Hannah does what people in her situation have always done – she calls on God. Because she’s praying silently Eli thinks she’s drunk. It’s a good thing Eli redeems himself later in the story by recognising that it’s God who’s calling Samuel, or Eli would be the very model of how not to be a priest. As it is, he adds his blessing to Hannah’s prayer, and she leaves comforted. ‘In due time Hannah conceived and bore a son. She named him Samuel, [God has heard] for she said, “I have asked him of the Lord.”’

In this beginning of the story which will eventually lead to the kingship of David, we see God working in and through the meek and oppressed. He chooses a barren, despised woman in an obscure family in Israel to bear a prophet and leader of his people. This is the way the Lord always works, as Hannah recognises in the prayer of exaltation that we heard today instead of one of the Psalms. Hannah is an individual woman who has been given a child, but the words she prays are of national thanksgiving. Her song rejoices that the Lord is the one who brings to life, who gives children to the barren, who feeds the hungry, who makes the poor rich and exalts the lowly. She looks to the future and celebrates that God ‘will give strength to his king, and exalt the power of his anointed.’ Hannah’s song also reminds us that it’s the Lord who is our rock, strength and protection. It is only the Lord who can grant life. Hannah’s story shows us that he does so in surprising ways and unlikely places.

We are about to enter Advent, when we, like Hannah, will be waiting for the birth of a special child. Because of the astounding and unlikely miracle of the Incarnation the child for whose birth we will prepare is both the son of David and the Lord, God’s anointed one, the Messiah. When Mary is told this she sings a song modelled on Hannah’s, in which she praises the God who upsets all expectations, and she voices the dangerous hope that in response to human injustice God will bring justice. Both Hannah’s and Mary’s songs are deeply political; Hannah and Mary sing about the way God wants the world to be; a world in which the hungry are ‘filled with good things’ (Luke 1:53), indeed ‘fat with spoil’ (1 Samuel 2:5); and the poor are raised up from the dust, God lifting the needy from the ash heap to sit with princes (1 Samuel 2:8) which the proud are brought down from their thrones (Luke 1:52). Both Hannah and Mary sing of a world overturned.

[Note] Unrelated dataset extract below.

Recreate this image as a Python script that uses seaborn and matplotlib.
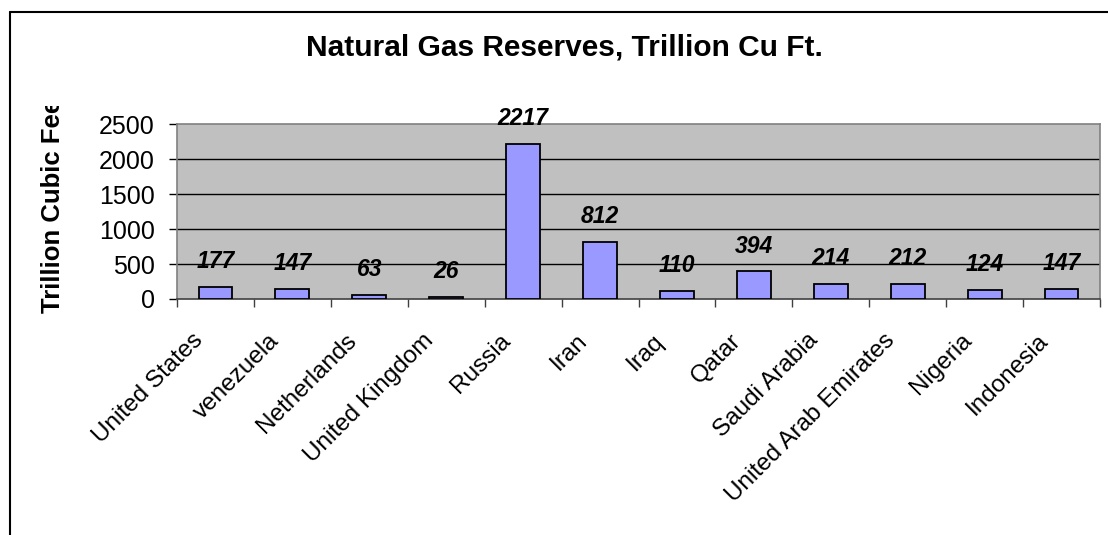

Hannah’s story and her song, Mary’s story and her song, also remind us that God is always with us. During Advent we prepare to welcome the Holy One; a baby born to a poor family in a country under occupation; a child who had to flee a ruler who wanted him dead and seek refuge in a foreign country; a Jewish child, when being Jewish was no safer than it is today. Because of the astounding and unlikely miracle of the Incarnation we know that God has experienced and understands fear and pain and violence. So we know that God is with all those who experience fear and pain and violence today, whether in the Tree of Life synagogue, on Bourke Street, in immigration detention, in Syria or Afghanistan. In all those who suffer we see the face of Jesus, which is the face of God. Let’s remember that as we approach Advent and our Christmas celebrations. Amen.